33. Başvuru yollarının tüketilip tüketilmediği, ilke olarak Anayasa Mahkemesine başvurunun yapıldığı tarihteki duruma bakılarak değerlendirilir. Ancak Anayasa Mahkemesi bazı durumlarda bireysel başvuru yapıldıktan sonra oluşturulan yeni başvuru yollarının tüketilmesi gerektiğine de karar verebilir. Özellikle belli konulardaki sorunlara çözüm bulmak amacıyla sonradan oluşturulmuş bir yol söz konusu ise ikincillik ilkesi, o konudaki temel hak ve özgürlüklerin ihlali iddialarının -bu yol vasıtasıyla- öncelikle idari ve yargısal makamlarca değerlendirilmesine imkân tanınmasını gerekli kılabilir (bazı değişikliklerle birlikte bkz. Sait Orçan, B. No: 2016/29085, 19/7/2017, § 35).

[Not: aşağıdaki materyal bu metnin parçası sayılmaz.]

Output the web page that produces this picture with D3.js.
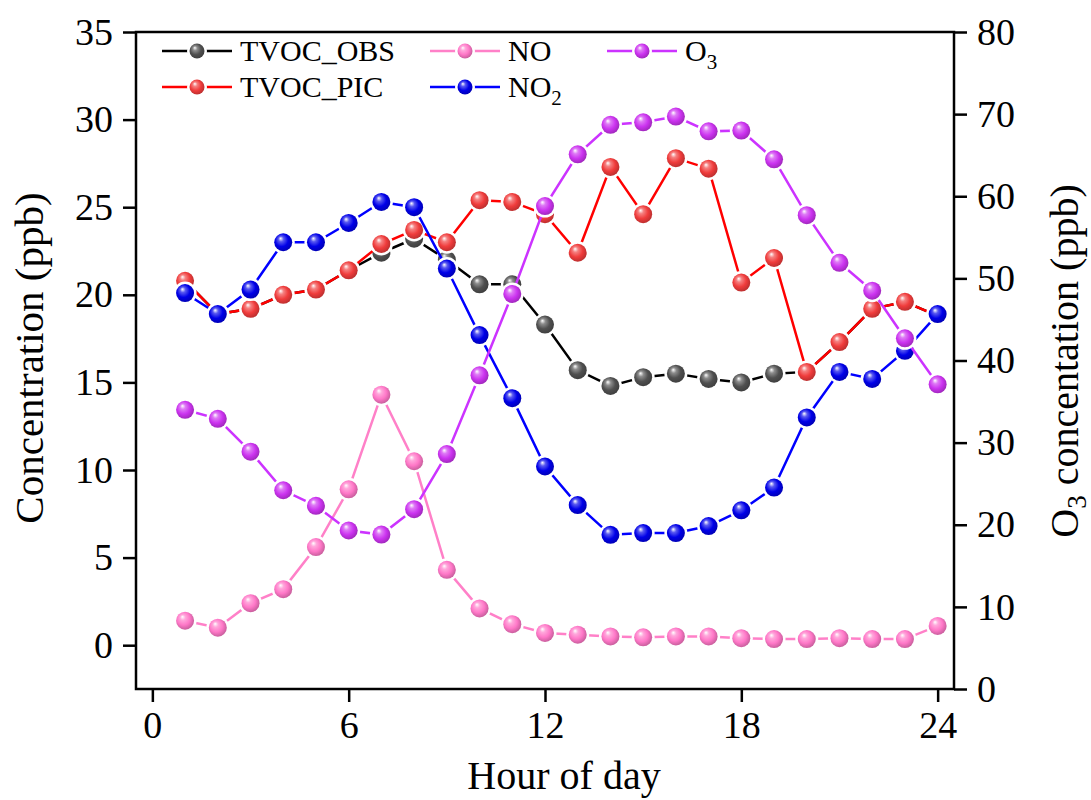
<!DOCTYPE html>
<html>
<head>
<meta charset="utf-8">
<script src="https://cdn.jsdelivr.net/npm/d3@7"></script>
<style>
  body { margin: 0; background: #fff; }
  svg text { font-family: "Liberation Serif", "Times New Roman", serif; fill: #000; }
</style>
</head>
<body>
<svg id="chart" width="1091" height="800"></svg>
<script>
// data
const hours = [1, 2, 3, 4, 5, 6, 7, 8, 9, 10, 11, 12, 13, 14, 15, 16, 17, 18, 19, 20, 21, 22, 23, 24];
const tvocObs = [20.8, 18.9, 19.2, 20.0, 20.3, 21.4, 22.4, 23.2, 22.0, 20.6, 20.6, 18.3, 15.7, 14.8, 15.3, 15.5, 15.2, 15.0, 15.5, 15.6, 17.3, 19.2, 19.6, 18.8];
const tvocPic = [20.8, 18.9, 19.2, 20.0, 20.3, 21.4, 22.9, 23.7, 23.0, 25.4, 25.3, 24.6, 22.4, 27.3, 24.6, 27.8, 27.2, 20.7, 22.1, 15.6, 17.3, 19.2, 19.6, 18.8];
const noVals = [1.4, 1.0, 2.4, 3.2, 5.6, 8.9, 14.3, 10.5, 4.3, 2.1, 1.2, 0.7, 0.6, 0.5, 0.45, 0.5, 0.5, 0.4, 0.35, 0.35, 0.4, 0.35, 0.35, 1.1];
const no2Vals = [20.1, 18.9, 20.3, 23.0, 23.0, 24.1, 25.3, 25.0, 21.5, 17.7, 14.1, 10.2, 8.0, 6.3, 6.4, 6.4, 6.8, 7.7, 9.0, 13.0, 15.6, 15.2, 16.8, 18.9];
const o3Vals = [34.0, 32.9, 28.9, 24.2, 22.3, 19.3, 18.8, 21.9, 28.6, 38.2, 48.1, 58.8, 65.1, 68.7, 69.0, 69.7, 67.9, 68.0, 64.5, 57.7, 51.9, 48.5, 42.7, 37.1];

const xTicks = [0, 6, 12, 18, 24];
const yLeftTicks = [0, 5, 10, 15, 20, 25, 30, 35];
const yRightTicks = [0, 10, 20, 30, 40, 50, 60, 70, 80];

// series: draw order bottom -> top
const series = [
    { name: "TVOC_OBS", values: tvocObs, axis: "left", line: "#000000", ball: "#505050", id: "gObs" },
    { name: "TVOC_PIC", values: tvocPic, axis: "left", line: "#ff0000", ball: "#f03c3c", id: "gPic" },
    { name: "NO", values: noVals, axis: "left", line: "#ff80c8", ball: "#ff78c8", id: "gNo" },
    { name: "NO2", values: no2Vals, axis: "left", line: "#0000ff", ball: "#0000e8", id: "gNo2" },
    { name: "O3", values: o3Vals, axis: "right", line: "#cc33ff", ball: "#cc33f0", id: "gO3" },
];

const svg = d3.select("#chart");
const plotLeft = 136, plotRight = 954, plotTop = 32, plotBottom = 689;

const x = d3.scaleLinear().domain([-0.5, 24.5]).range([plotLeft, plotRight]);
const yL = d3.scaleLinear().domain([-2.5, 35]).range([plotBottom, plotTop]);
const yR = d3.scaleLinear().domain([0, 80]).range([plotBottom, plotTop]);

// sphere gradients
const defs = svg.append("defs");
series.forEach(s => {
    const grad = defs.append("radialGradient")
        .attr("id", s.id)
        .attr("cx", "45%").attr("cy", "45%").attr("r", "60%")
        .attr("fx", "35%").attr("fy", "28%");
    grad.append("stop").attr("offset", "0%").attr("stop-color", "#ffffff");
    grad.append("stop").attr("offset", "25%").attr("stop-color", d3.interpolateRgb(s.ball, "#fff")(0.35));
    grad.append("stop").attr("offset", "60%").attr("stop-color", s.ball);
    grad.append("stop").attr("offset", "100%").attr("stop-color", d3.color(s.ball).darker(0.8));
});

// axes
const tickFont = "38px";
const xAxis = svg.append("g")
    .attr("transform", "translate(0," + plotBottom + ")")
    .call(d3.axisBottom(x).tickValues(xTicks).tickSize(13).tickSizeOuter(0).tickPadding(9));
const yAxisL = svg.append("g")
    .attr("transform", "translate(" + plotLeft + ",0)")
    .call(d3.axisLeft(yL).tickValues(yLeftTicks).tickSize(13).tickSizeOuter(0).tickPadding(10));
const yAxisR = svg.append("g")
    .attr("transform", "translate(" + plotRight + ",0)")
    .call(d3.axisRight(yR).tickValues(yRightTicks).tickSize(13).tickSizeOuter(0).tickPadding(10));

[xAxis, yAxisL, yAxisR].forEach(a => {
    a.select(".domain").remove();
    a.selectAll(".tick line").attr("stroke", "#000").attr("stroke-width", 2.5);
    a.selectAll(".tick text")
        .style("font-family", "Liberation Serif")
        .style("font-size", tickFont)
        .attr("fill", "#000");
});

// frame
svg.append("rect")
    .attr("x", plotLeft).attr("y", plotTop)
    .attr("width", plotRight - plotLeft).attr("height", plotBottom - plotTop)
    .attr("fill", "none").attr("stroke", "#000").attr("stroke-width", 2.5);

// axis titles
svg.append("text")
    .attr("x", 564)
    .attr("y", 789)
    .attr("text-anchor", "middle")
    .style("font-size", "40px")
    .text("Hour of day");

svg.append("text")
    .attr("text-anchor", "middle")
    .attr("transform", "translate(43,358)rotate(-90)")
    .style("font-size", "41px")
    .text("Concentration (ppb)");

const rt = svg.append("text")
    .attr("text-anchor", "middle")
    .attr("transform", "translate(1078,361)rotate(-90)")
    .style("font-size", "40px");
rt.append("tspan").text("O");
rt.append("tspan").attr("dy", 8).style("font-size", "27px").text("3");
rt.append("tspan").attr("dy", -8).text(" concentation (ppb)");

// lines and balls
const plot = svg.append("g");
series.forEach(s => {
    const yS = s.axis === "left" ? yL : yR;
    const pts = hours.map((h, i) => [h, s.values[i]]);
    const g = plot.append("g").attr("class", "series");
    g.append("path")
        .datum(pts)
        .attr("fill", "none")
        .attr("stroke", s.line)
        .attr("stroke-width", 2.5)
        .attr("d", d3.line().x(d => x(d[0])).y(d => yS(d[1])));
    g.selectAll("circle.halo")
        .data(pts)
        .enter()
        .append("circle")
        .attr("class", "halo")
        .attr("cx", d => x(d[0]))
        .attr("cy", d => yS(d[1]))
        .attr("r", 11.5)
        .attr("fill", "#fff");
    g.selectAll("circle.ball")
        .data(pts)
        .enter()
        .append("circle")
        .attr("class", "ball")
        .attr("cx", d => x(d[0]))
        .attr("cy", d => yS(d[1]))
        .attr("r", 9)
        .attr("fill", "url(#" + s.id + ")");
});

// legend
const legendPos = [
    { lx: 162, ly: 51 },
    { lx: 162, ly: 87 },
    { lx: 430, ly: 51 },
    { lx: 430, ly: 87 },
    { lx: 607, ly: 51 },
];
const legend = svg.append("g");
series.forEach((s, i) => {
    const p = legendPos[i];
    const g = legend.append("g").attr("transform", "translate(" + p.lx + "," + p.ly + ")");
    g.append("line").attr("x1", 0).attr("x2", 70).attr("y1", 0).attr("y2", 0)
        .attr("stroke", s.line).attr("stroke-width", 2.5);
    g.append("circle").attr("cx", 35).attr("cy", 0).attr("r", 10).attr("fill", "#fff");
    g.append("circle").attr("cx", 35).attr("cy", 0).attr("r", 7.5).attr("fill", "url(#" + s.id + ")");
    const t = g.append("text").attr("x", 78).attr("y", 10).style("font-size", "30px");
    if (s.name === "NO2" || s.name === "O3") {
        t.append("tspan").text(s.name.slice(0, -1));
        t.append("tspan").attr("dy", 8).style("font-size", "21px").text(s.name.slice(-1));
    } else {
        t.text(s.name);
    }
});
</script>
</body>
</html>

34. Her hâlükârda bir başvuru yolunun tüketilmesinin gerekli olması için ulaşılabilir olması, ihlal iddiaları yönünden makul bir başarı şansı sunması ve yeterli giderim sağlaması gerekir. Dolayısıyla bireysel başvuru yapıldıktan sonra yeni bir başvuru yolunun oluşturulması hâlinde Anayasa Mahkemesinin görevi söz konusu başvuru yolunun düzenleniş şekli itibarıyla ulaşılabilir olup olmadığını, ihlal iddiaları yönünden makul bir başarı şansı sunma ve yeterli giderim sağlama niteliği taşıyıp taşımadığını değerlendirmektir (Sait Orçan, §§ 36, 37; Yaşar Koşar, B. No: 2018/14189, 28/1/2021, § 35).

35. Somut olayda 7188 sayılı Kanun ile 5271 sayılı Kanun"un 286. maddesine eklenen (3) numaralı fıkra kapsamındaki suçlarla ilgili olarak daha önce bölge adliye mahkemeleri ceza dairelerince verilen kesin nitelikteki kararlar bakımından temyiz kanun yolu açılmıştır. Sonradan açılan temyiz kanun yolunun ulaşılabilir olmadığı ve ihlal iddialarıyla ilgili başarı şansı sunma ve yeterli giderim sağlama kapasitesinin bulunmadığı söylenemez. Sonradan açılan bu yol, usul hukukundaki temyiz kanun yolunun başvuru süresi ve belli sınırda kalan cezalar açısından genişletilmiş şeklini oluşturmaktadır.

36. Sonuç olarak anılan başvuru yolu tüketilmeden yapılan başvurunun incelenmesinin bireysel başvurunun ikincil niteliği ile bağdaşmayacağı açıktır.

37. Açıklanan gerekçelerle başvurunun başvuru yollarının tüketilmemesi nedeniyle kabul edilemez olduğuna karar verilmesi gerekir.

VI. HÜKÜM

Açıklanan gerekçelerle;

A. Başvurunun başvuru yollarının tüketilmemesi nedeniyle KABUL EDİLEMEZ OLDUĞUNA,

B. Yargılama giderlerinin başvurucu üzerinde BIRAKILMASINA 17/11/2021 tarihinde OYBİRLİĞİYLE karar verildi.